— begin Data shown —

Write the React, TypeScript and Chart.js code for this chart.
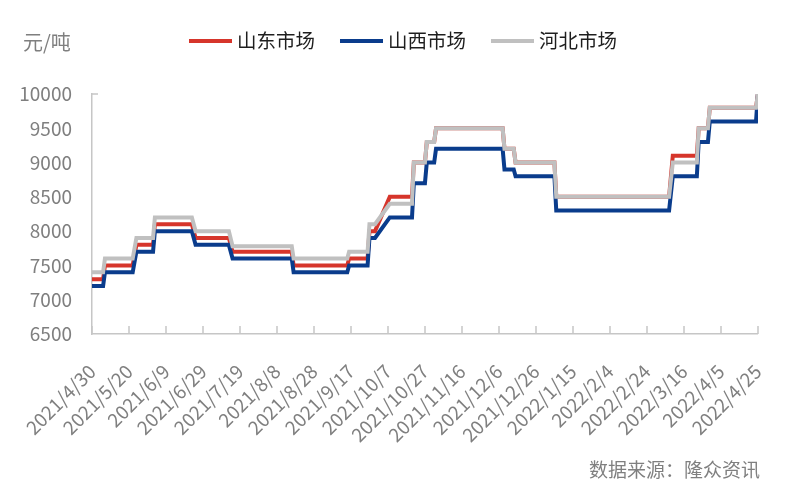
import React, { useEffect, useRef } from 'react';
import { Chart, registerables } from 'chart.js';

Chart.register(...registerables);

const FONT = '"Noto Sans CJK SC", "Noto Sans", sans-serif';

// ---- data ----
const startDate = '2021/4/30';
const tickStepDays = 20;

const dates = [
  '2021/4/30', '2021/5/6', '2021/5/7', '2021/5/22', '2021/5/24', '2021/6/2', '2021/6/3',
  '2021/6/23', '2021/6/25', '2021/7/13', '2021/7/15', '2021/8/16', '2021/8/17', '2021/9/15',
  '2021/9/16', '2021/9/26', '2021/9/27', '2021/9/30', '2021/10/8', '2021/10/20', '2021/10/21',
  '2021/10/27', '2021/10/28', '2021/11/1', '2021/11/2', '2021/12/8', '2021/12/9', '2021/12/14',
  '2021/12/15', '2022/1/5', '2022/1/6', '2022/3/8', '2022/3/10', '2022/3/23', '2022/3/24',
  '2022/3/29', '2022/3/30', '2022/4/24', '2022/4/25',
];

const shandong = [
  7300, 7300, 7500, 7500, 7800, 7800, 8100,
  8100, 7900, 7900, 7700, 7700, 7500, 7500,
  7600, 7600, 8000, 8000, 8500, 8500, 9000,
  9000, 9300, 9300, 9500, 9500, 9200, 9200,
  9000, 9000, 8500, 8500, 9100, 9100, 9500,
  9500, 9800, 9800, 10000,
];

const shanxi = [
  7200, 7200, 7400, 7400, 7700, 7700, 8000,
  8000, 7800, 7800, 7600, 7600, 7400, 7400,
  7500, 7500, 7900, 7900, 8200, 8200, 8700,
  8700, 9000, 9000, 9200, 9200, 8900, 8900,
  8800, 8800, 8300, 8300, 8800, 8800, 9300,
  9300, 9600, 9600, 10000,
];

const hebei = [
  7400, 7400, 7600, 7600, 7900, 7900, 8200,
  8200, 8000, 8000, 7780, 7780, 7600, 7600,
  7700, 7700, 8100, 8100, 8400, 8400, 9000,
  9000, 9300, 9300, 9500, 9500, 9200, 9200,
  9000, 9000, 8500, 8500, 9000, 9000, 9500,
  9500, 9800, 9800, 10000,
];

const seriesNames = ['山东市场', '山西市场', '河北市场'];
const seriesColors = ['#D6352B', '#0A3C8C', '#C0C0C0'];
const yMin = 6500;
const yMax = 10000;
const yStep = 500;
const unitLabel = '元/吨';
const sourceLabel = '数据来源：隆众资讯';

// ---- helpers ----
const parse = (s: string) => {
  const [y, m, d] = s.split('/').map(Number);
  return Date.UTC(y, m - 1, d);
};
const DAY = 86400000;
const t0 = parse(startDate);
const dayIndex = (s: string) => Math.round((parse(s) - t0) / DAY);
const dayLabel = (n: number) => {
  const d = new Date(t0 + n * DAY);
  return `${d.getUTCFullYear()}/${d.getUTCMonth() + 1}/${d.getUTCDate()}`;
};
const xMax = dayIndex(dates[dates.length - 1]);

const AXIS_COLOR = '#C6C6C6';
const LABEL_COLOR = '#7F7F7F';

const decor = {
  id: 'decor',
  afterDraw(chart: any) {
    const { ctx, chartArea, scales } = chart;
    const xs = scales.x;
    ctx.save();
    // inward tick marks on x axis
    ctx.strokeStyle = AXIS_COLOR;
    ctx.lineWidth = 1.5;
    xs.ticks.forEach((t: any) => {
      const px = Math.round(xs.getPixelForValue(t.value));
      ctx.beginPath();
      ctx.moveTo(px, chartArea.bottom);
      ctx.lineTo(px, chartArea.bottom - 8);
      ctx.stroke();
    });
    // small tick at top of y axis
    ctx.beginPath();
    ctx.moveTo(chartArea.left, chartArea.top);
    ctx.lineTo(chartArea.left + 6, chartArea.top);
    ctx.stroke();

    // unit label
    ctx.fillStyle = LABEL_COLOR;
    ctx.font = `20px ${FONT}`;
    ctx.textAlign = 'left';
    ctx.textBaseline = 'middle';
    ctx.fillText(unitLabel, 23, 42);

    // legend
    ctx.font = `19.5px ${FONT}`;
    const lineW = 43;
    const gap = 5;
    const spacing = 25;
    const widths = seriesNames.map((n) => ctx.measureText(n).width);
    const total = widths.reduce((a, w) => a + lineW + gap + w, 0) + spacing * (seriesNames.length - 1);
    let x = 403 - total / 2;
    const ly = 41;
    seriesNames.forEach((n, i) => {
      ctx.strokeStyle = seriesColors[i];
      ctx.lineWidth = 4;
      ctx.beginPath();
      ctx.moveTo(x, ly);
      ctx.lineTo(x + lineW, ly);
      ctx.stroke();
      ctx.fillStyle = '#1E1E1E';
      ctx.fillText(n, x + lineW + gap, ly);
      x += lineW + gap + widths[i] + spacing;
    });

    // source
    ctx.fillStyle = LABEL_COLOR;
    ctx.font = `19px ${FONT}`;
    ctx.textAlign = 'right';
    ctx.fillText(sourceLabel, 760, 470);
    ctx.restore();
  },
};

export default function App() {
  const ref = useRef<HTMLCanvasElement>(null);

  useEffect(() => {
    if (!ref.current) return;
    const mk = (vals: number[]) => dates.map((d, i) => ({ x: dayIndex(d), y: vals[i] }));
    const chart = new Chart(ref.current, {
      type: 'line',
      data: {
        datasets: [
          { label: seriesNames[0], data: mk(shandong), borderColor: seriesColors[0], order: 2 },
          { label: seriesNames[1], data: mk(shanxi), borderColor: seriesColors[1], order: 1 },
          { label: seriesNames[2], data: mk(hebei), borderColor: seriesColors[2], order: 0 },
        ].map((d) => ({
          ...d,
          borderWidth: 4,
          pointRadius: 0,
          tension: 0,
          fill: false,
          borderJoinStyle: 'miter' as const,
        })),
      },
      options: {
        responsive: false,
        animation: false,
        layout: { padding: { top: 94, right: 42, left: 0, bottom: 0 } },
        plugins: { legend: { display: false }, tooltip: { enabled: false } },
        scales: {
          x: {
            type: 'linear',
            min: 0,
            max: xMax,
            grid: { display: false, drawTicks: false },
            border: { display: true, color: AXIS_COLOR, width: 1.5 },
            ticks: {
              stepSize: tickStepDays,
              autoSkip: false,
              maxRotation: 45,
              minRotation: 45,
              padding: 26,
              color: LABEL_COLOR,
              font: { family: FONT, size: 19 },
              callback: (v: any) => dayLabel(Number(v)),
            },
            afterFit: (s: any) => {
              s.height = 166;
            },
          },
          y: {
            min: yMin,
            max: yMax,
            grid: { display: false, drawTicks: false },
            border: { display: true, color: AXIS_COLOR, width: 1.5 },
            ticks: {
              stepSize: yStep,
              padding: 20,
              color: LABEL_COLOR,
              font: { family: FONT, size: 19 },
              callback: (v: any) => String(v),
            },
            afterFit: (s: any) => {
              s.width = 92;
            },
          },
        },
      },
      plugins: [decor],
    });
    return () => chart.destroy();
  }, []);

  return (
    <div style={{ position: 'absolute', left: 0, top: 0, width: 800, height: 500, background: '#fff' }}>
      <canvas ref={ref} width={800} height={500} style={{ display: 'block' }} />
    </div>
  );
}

— end Data shown —

Using the data above, write out every line exactly, leaving the images behind.

Write the React, TypeScript and Chart.js code for this chart.
import React, { useEffect, useRef } from 'react';
import { Chart, registerables } from 'chart.js';

Chart.register(...registerables);

const FONT = '"Noto Sans CJK SC", "Noto Sans", sans-serif';

// ---- data ----
const startDate = '2021/4/30';
const tickStepDays = 20;

const dates = [
  '2021/4/30', '2021/5/6', '2021/5/7', '2021/5/22', '2021/5/24', '2021/6/2', '2021/6/3',
  '2021/6/23', '2021/6/25', '2021/7/13', '2021/7/15', '2021/8/16', '2021/8/17', '2021/9/15',
  '2021/9/16', '2021/9/26', '2021/9/27', '2021/9/30', '2021/10/8', '2021/10/20', '2021/10/21',
  '2021/10/27', '2021/10/28', '2021/11/1', '2021/11/2', '2021/12/8', '2021/12/9', '2021/12/14',
  '2021/12/15', '2022/1/5', '2022/1/6', '2022/3/8', '2022/3/10', '2022/3/23', '2022/3/24',
  '2022/3/29', '2022/3/30', '2022/4/24', '2022/4/25',
];

const shandong = [
  7300, 7300, 7500, 7500, 7800, 7800, 8100,
  8100, 7900, 7900, 7700, 7700, 7500, 7500,
  7600, 7600, 8000, 8000, 8500, 8500, 9000,
  9000, 9300, 9300, 9500, 9500, 9200, 9200,
  9000, 9000, 8500, 8500, 9100, 9100, 9500,
  9500, 9800, 9800, 10000,
];

const shanxi = [
  7200, 7200, 7400, 7400, 7700, 7700, 8000,
  8000, 7800, 7800, 7600, 7600, 7400, 7400,
  7500, 7500, 7900, 7900, 8200, 8200, 8700,
  8700, 9000, 9000, 9200, 9200, 8900, 8900,
  8800, 8800, 8300, 8300, 8800, 8800, 9300,
  9300, 9600, 9600, 10000,
];

const hebei = [
  7400, 7400, 7600, 7600, 7900, 7900, 8200,
  8200, 8000, 8000, 7780, 7780, 7600, 7600,
  7700, 7700, 8100, 8100, 8400, 8400, 9000,
  9000, 9300, 9300, 9500, 9500, 9200, 9200,
  9000, 9000, 8500, 8500, 9000, 9000, 9500,
  9500, 9800, 9800, 10000,
];

const seriesNames = ['山东市场', '山西市场', '河北市场'];
const seriesColors = ['#D6352B', '#0A3C8C', '#C0C0C0'];
const yMin = 6500;
const yMax = 10000;
const yStep = 500;
const unitLabel = '元/吨';
const sourceLabel = '数据来源：隆众资讯';

// ---- helpers ----
const parse = (s: string) => {
  const [y, m, d] = s.split('/').map(Number);
  return Date.UTC(y, m - 1, d);
};
const DAY = 86400000;
const t0 = parse(startDate);
const dayIndex = (s: string) => Math.round((parse(s) - t0) / DAY);
const dayLabel = (n: number) => {
  const d = new Date(t0 + n * DAY);
  return `${d.getUTCFullYear()}/${d.getUTCMonth() + 1}/${d.getUTCDate()}`;
};
const xMax = dayIndex(dates[dates.length - 1]);

const AXIS_COLOR = '#C6C6C6';
const LABEL_COLOR = '#7F7F7F';

const decor = {
  id: 'decor',
  afterDraw(chart: any) {
    const { ctx, chartArea, scales } = chart;
    const xs = scales.x;
    ctx.save();
    // inward tick marks on x axis
    ctx.strokeStyle = AXIS_COLOR;
    ctx.lineWidth = 1.5;
    xs.ticks.forEach((t: any) => {
      const px = Math.round(xs.getPixelForValue(t.value));
      ctx.beginPath();
      ctx.moveTo(px, chartArea.bottom);
      ctx.lineTo(px, chartArea.bottom - 8);
      ctx.stroke();
    });
    // small tick at top of y axis
    ctx.beginPath();
    ctx.moveTo(chartArea.left, chartArea.top);
    ctx.lineTo(chartArea.left + 6, chartArea.top);
    ctx.stroke();

    // unit label
    ctx.fillStyle = LABEL_COLOR;
    ctx.font = `20px ${FONT}`;
    ctx.textAlign = 'left';
    ctx.textBaseline = 'middle';
    ctx.fillText(unitLabel, 23, 42);

    // legend
    ctx.font = `19.5px ${FONT}`;
    const lineW = 43;
    const gap = 5;
    const spacing = 25;
    const widths = seriesNames.map((n) => ctx.measureText(n).width);
    const total = widths.reduce((a, w) => a + lineW + gap + w, 0) + spacing * (seriesNames.length - 1);
    let x = 403 - total / 2;
    const ly = 41;
    seriesNames.forEach((n, i) => {
      ctx.strokeStyle = seriesColors[i];
      ctx.lineWidth = 4;
      ctx.beginPath();
      ctx.moveTo(x, ly);
      ctx.lineTo(x + lineW, ly);
      ctx.stroke();
      ctx.fillStyle = '#1E1E1E';
      ctx.fillText(n, x + lineW + gap, ly);
      x += lineW + gap + widths[i] + spacing;
    });

    // source
    ctx.fillStyle = LABEL_COLOR;
    ctx.font = `19px ${FONT}`;
    ctx.textAlign = 'right';
    ctx.fillText(sourceLabel, 760, 470);
    ctx.restore();
  },
};

export default function App() {
  const ref = useRef<HTMLCanvasElement>(null);

  useEffect(() => {
    if (!ref.current) return;
    const mk = (vals: number[]) => dates.map((d, i) => ({ x: dayIndex(d), y: vals[i] }));
    const chart = new Chart(ref.current, {
      type: 'line',
      data: {
        datasets: [
          { label: seriesNames[0], data: mk(shandong), borderColor: seriesColors[0], order: 2 },
          { label: seriesNames[1], data: mk(shanxi), borderColor: seriesColors[1], order: 1 },
          { label: seriesNames[2], data: mk(hebei), borderColor: seriesColors[2], order: 0 },
        ].map((d) => ({
          ...d,
          borderWidth: 4,
          pointRadius: 0,
          tension: 0,
          fill: false,
          borderJoinStyle: 'miter' as const,
        })),
      },
      options: {
        responsive: false,
        animation: false,
        layout: { padding: { top: 94, right: 42, left: 0, bottom: 0 } },
        plugins: { legend: { display: false }, tooltip: { enabled: false } },
        scales: {
          x: {
            type: 'linear',
            min: 0,
            max: xMax,
            grid: { display: false, drawTicks: false },
            border: { display: true, color: AXIS_COLOR, width: 1.5 },
            ticks: {
              stepSize: tickStepDays,
              autoSkip: false,
              maxRotation: 45,
              minRotation: 45,
              padding: 26,
              color: LABEL_COLOR,
              font: { family: FONT, size: 19 },
              callback: (v: any) => dayLabel(Number(v)),
            },
            afterFit: (s: any) => {
              s.height = 166;
            },
          },
          y: {
            min: yMin,
            max: yMax,
            grid: { display: false, drawTicks: false },
            border: { display: true, color: AXIS_COLOR, width: 1.5 },
            ticks: {
              stepSize: yStep,
              padding: 20,
              color: LABEL_COLOR,
              font: { family: FONT, size: 19 },
              callback: (v: any) => String(v),
            },
            afterFit: (s: any) => {
              s.width = 92;
            },
          },
        },
      },
      plugins: [decor],
    });
    return () => chart.destroy();
  }, []);

  return (
    <div style={{ position: 'absolute', left: 0, top: 0, width: 800, height: 500, background: '#fff' }}>
      <canvas ref={ref} width={800} height={500} style={{ display: 'block' }} />
    </div>
  );
}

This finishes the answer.